Hero’s Journey fantasies love this trope. The young protagonist discovers he’s prophesied to bring down the Dark Lord. Unfortunately, the Dark Lord now knows about him too, and unleashes his +2 Storm of Wrath on our luckless protagonist. Standing in the smouldering ruins of his home village, ideally on the graves of his parents, the protagonist vows vengeance. He’ll take down that dastardly Dark Lord or die trying!
This is also the reason why half the Hero’s Journey fantasies on my shelf have dented corners -- I threw them against the wall.
Here are my problems with the traditional use of prophecy in fantasy:
- Prophecy makes the story predictable. If it’s prophesied that the protagonist will overcome the Dark Lord, we know that’s exactly what will happen. No suspense, no surprise, no excitement.
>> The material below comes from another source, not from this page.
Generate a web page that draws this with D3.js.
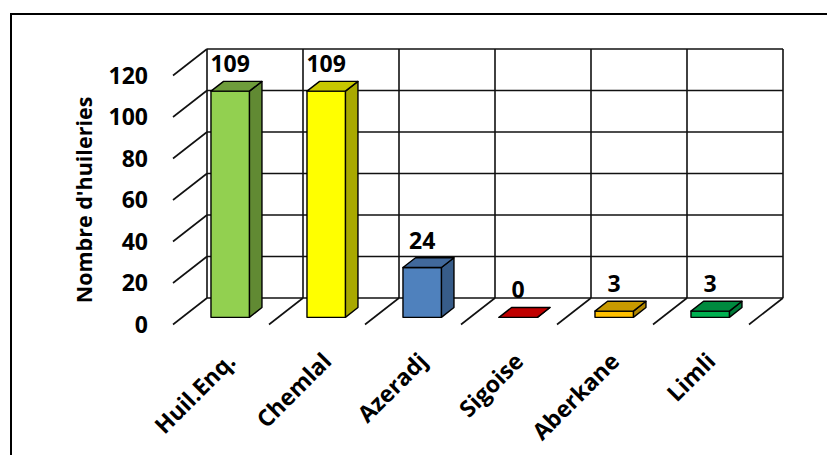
<!DOCTYPE html>
<html><head><meta charset="utf-8">
<script src="https://cdn.jsdelivr.net/npm/d3@7"></script>
<style>
html,body{margin:0;padding:0;background:#fff;}
text{font-family:"Open Sans",sans-serif;font-weight:bold;fill:#000;}
</style></head>
<body><svg id="chart" width="827" height="455"></svg>
<script>
const categories = ["Huil.Enq.", "Chemlal", "Azeradj", "Sigoise", "Aberkane", "Limli"];
const values = [109, 109, 24, 0, 3, 3];
const yTicks = [0, 20, 40, 60, 80, 100, 120];
const frontColors = ["#92D050", "#FFFF00", "#4F81BD", "#C00000", "#FFC000", "#00B050"];
const sideColors  = ["#618A33", "#A9A900", "#375C89", "#8A0000", "#B08600", "#007A38"];
const topColors   = ["#6E9C3B", "#C8C800", "#41699C", "#C00000", "#C89A00", "#008A3F"];
const yTitle = "Nombre d'huileries";

const svg = d3.select("#chart");

// outer border
svg.append("rect").attr("x", 11).attr("y", 14).attr("width", 900).attr("height", 600)
  .attr("fill", "none").attr("stroke", "#000").attr("stroke-width", 2);

// 3D geometry
const DX = -34, DY = 26.5;
const x = d3.scaleBand().domain(categories).range([207, 783]).paddingInner(0.6).paddingOuter(0.3);
const y = d3.scaleLinear().domain([0, 120]).range([298, 49]);
const P = (xb, v, z) => [xb + DX * z, y(v) + DY * z];
const x0 = x.range()[0], x1 = x.range()[1], step = x.step();
const bounds = d3.range(categories.length + 1).map(i => x0 + i * step);

const gridStroke = "#111", gw = 1.6;
const g = svg.append("g");
g.selectAll("line.hg").data(yTicks).join("line")
  .attr("x1", x0).attr("x2", x1).attr("y1", d => y(d)).attr("y2", d => y(d))
  .attr("stroke", gridStroke).attr("stroke-width", gw);
g.selectAll("line.vg").data(bounds).join("line")
  .attr("x1", d => d).attr("x2", d => d).attr("y1", y(120)).attr("y2", y(0))
  .attr("stroke", gridStroke).attr("stroke-width", gw);
g.selectAll("line.lg").data(yTicks).join("line")
  .attr("x1", d => P(x0, d, 1)[0]).attr("y1", d => P(x0, d, 1)[1])
  .attr("x2", d => P(x0, d, 0)[0]).attr("y2", d => P(x0, d, 0)[1])
  .attr("stroke", gridStroke).attr("stroke-width", gw);
g.selectAll("line.fg").data(bounds.slice(1)).join("line")
  .attr("x1", d => P(d, 0, 1)[0]).attr("y1", d => P(d, 0, 1)[1])
  .attr("x2", d => P(d, 0, 0)[0]).attr("y2", d => P(d, 0, 0)[1])
  .attr("stroke", gridStroke).attr("stroke-width", gw);

// y tick labels
svg.selectAll("text.yt").data(yTicks).join("text")
  .attr("x", 148).attr("y", d => P(x0, d, 1)[1]).attr("dy", "0.36em")
  .attr("text-anchor", "end").style("font-size", "23px").text(d => d);

// y title
svg.append("text").attr("transform", "translate(92,200) rotate(-90)")
  .attr("text-anchor", "middle").style("font-size", "21.5px").text(yTitle);

// bars
const zf = 0.73, zb = 0.36;
const bw = x.bandwidth();
const line = pts => "M" + pts.map(p => p.join(",")).join("L") + "Z";
const bars = svg.append("g").selectAll("g").data(categories).join("g");
bars.each(function(c, i) {
  const gg = d3.select(this);
  const xl = x(c), xr = xl + bw, v = values[i];
  const add = (pts, fill) => gg.append("path").attr("d", line(pts)).attr("fill", fill)
    .attr("stroke", "#000").attr("stroke-width", 1.4).attr("stroke-linejoin", "round");
  add([P(xr, 0, zf), P(xr, 0, zb), P(xr, v, zb), P(xr, v, zf)], sideColors[i]);
  add([P(xl, 0, zf), P(xr, 0, zf), P(xr, v, zf), P(xl, v, zf)], frontColors[i]);
  add([P(xl, v, zf), P(xr, v, zf), P(xr, v, zb), P(xl, v, zb)], topColors[i]);
  gg.append("text").attr("x", (xl + xr) / 2 + DX * zf).attr("y", P(xl, v, zf)[1] - 19)
    .attr("text-anchor", "middle").style("font-size", "23px").text(v);
});

// category labels
svg.selectAll("text.cat").data(categories).join("text")
  .attr("transform", c => {
    const cx = x(c) + bw / 2 + DX + 10;
    return `translate(${cx},357) rotate(-45)`;
  })
  .attr("dy", "0.36em").attr("text-anchor", "end").style("font-size", "23px").text(c => c);
</script></body></html>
- Since we’ve been told how the story will go, we’re ahead of the plot and waiting impatiently while the reluctant hero tries to refuse the call. It’s obvious to everyone except the protagonist that that’s not going to happen. He’s going to be railroaded into his prophesied role whether he likes it or not.
- It’s a not-very-veiled form of authorial intrusion. Consider where prophecy comes from: the gods, fate or destiny -- ie. authorial intent.
- We read fiction for compelling characters who must take drastic action to overcome conflict. If their actions are dictated by prophecy, not choices that they themselves make, they’re just a puppet.